“Wie wil volgende week als eerste presenteren. Over Rembrandt?” De leraar keek zo hoopvol de klas in. Ach, dan ben ik er maar vanaf. Neutraal steek ik mijn hand op, samen met nog vijf anderen. “Geweldig! Ik mail jullie de opdracht, en hoop dat jullie er iets moois van maken!” Ja ja, alsof we niet allemaal weten hoe zo’n eerste presentatie gaat. Hakkelig, moeizaam, en dan krijg je een enorme lading kritiek van de leraar aan het einde.

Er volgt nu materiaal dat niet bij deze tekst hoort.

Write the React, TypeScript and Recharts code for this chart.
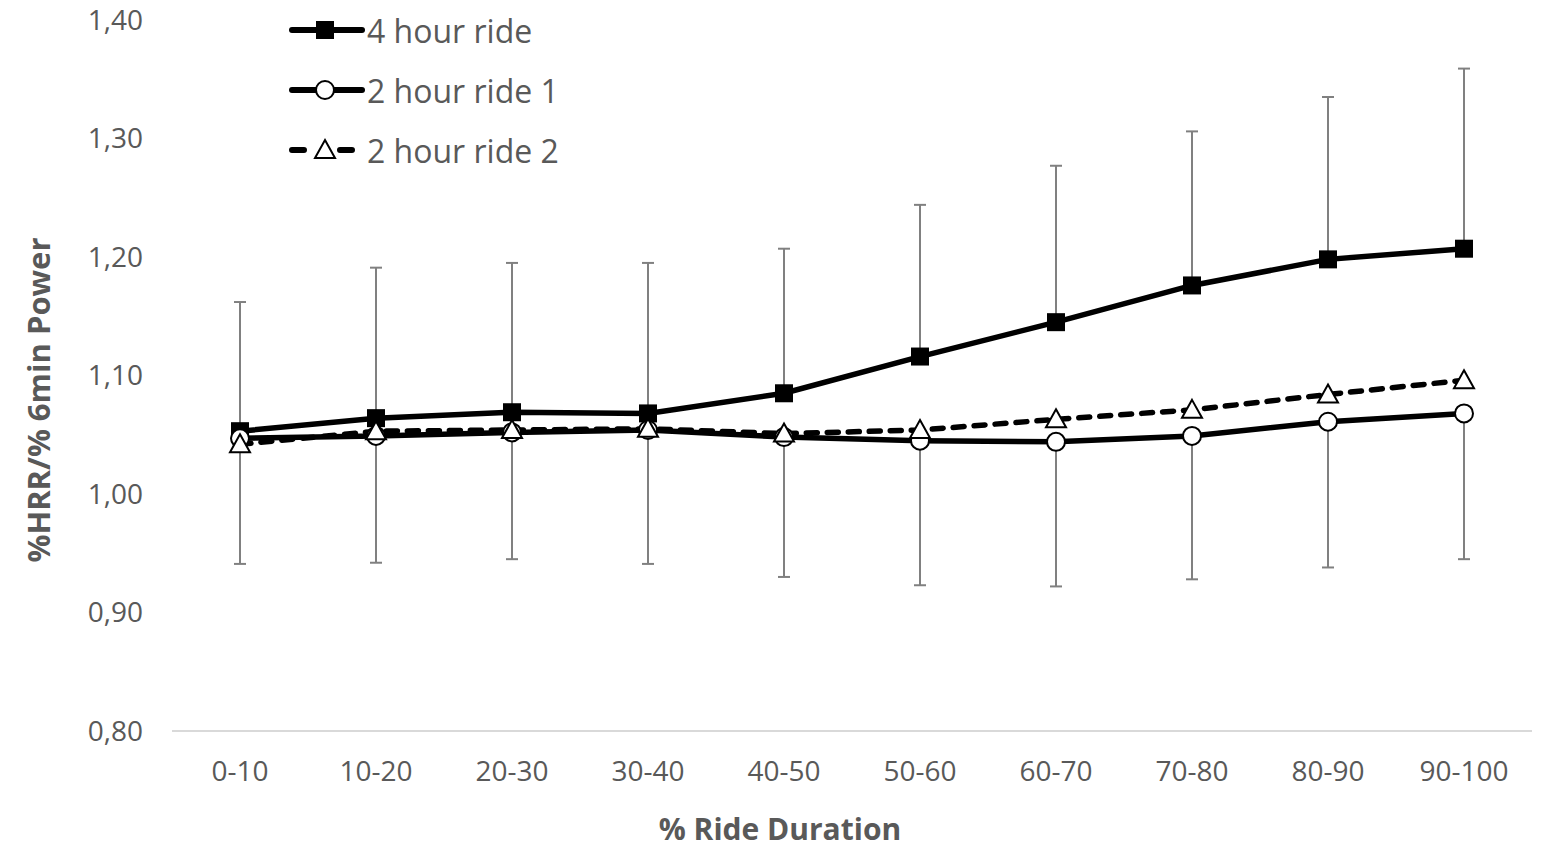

Maar goed, de werken van Rembrandt. Daar moeten we maar even doorheen om de vraag of Rembrandt typerend voor de Nederlandse identiteit is te beantwoorden. En terwijl we met z’n vijven op school om de tafel zitten tijdens een brainstormsessie glijden mijn gedachten af, terug naar de lessen kunstgeschiedenis van die oorlogszuchtige tekenleraar op de middelbare school. Hij noemde Rembrandt de “Meester van de Nederlandse kunst”. Een genie, een briljante schilder. Maar technisch gezien was ‘schilder’ in de 17de eeuw een doodnormaal beroep waar scholen voor waren. Stijlen (ook die Rembrandt gebruikte) bestonden al generaties lang en werden hoogstens per leerling iets veranderd. Hoe kun je iemand als “briljant meester” bestempelen als hij gewoon die oude technieken van nog oudere ‘meesters’ combineert? Vanwege deze redenering in mijn hoofd sloot ik me vanaf die les praktisch volledig af voor mijn leraar. Zelfs het uitzicht op het schoolplein vond ik interessanter dan zijn lessen.
“Dus, welk werk gaan we tonen?” Ik schiet terug naar de hal op school en staar naar mijn groepsgenoten. Ze kijken bedenkelijk. “Het is jammer dat we geen echte Rembrandt kunnen tonen, dat zou wel ontzettend cool zijn!” Ze grinniken maar ik frons. En dan doe ik het aanbod waarvan ik me gisteren nog had voorgenomen het niet te doen. “Nou… dat zou best kunnen. Geen schilderij, maar er is een ets van Rembrandt in mijn familie, misschien mogen we die lenen?” Ze staren me aan alsof ik gek ben, en eigenlijk hebben ze gelijk. Wie neemt er nou een echte Rembrandt (ets of schilderij) mee naar school? Maar ik heb het aanbod aangereikt en binnen een minuut hapt de eerste toe, als vissen naar een stukje brood aan een haak. Dus fiets ik door de kou, en grom ik woest dat ik in de spits in de trein zit met een schilderij in mijn tas die zorgt dat die niet meer dicht kan. Maar, en dat maakt het toch even waard, de leraar is omver geblazen door het feit dat we “een echte” hebben in de presentatie. Bijna kwijlend staat hij ernaar te kijken, me honderden vragen erover stellend die ik niet kan beantwoorden.
De schilderkunst en ik. Wij hebben nooit echt met elkaar door een deur gekund. Gebrek aan interesse aan mijn kant, gebrek aan herkenning in de schilderijen. Wie zou het weten? Maar de liefde is nu nog bekoelder dan anders.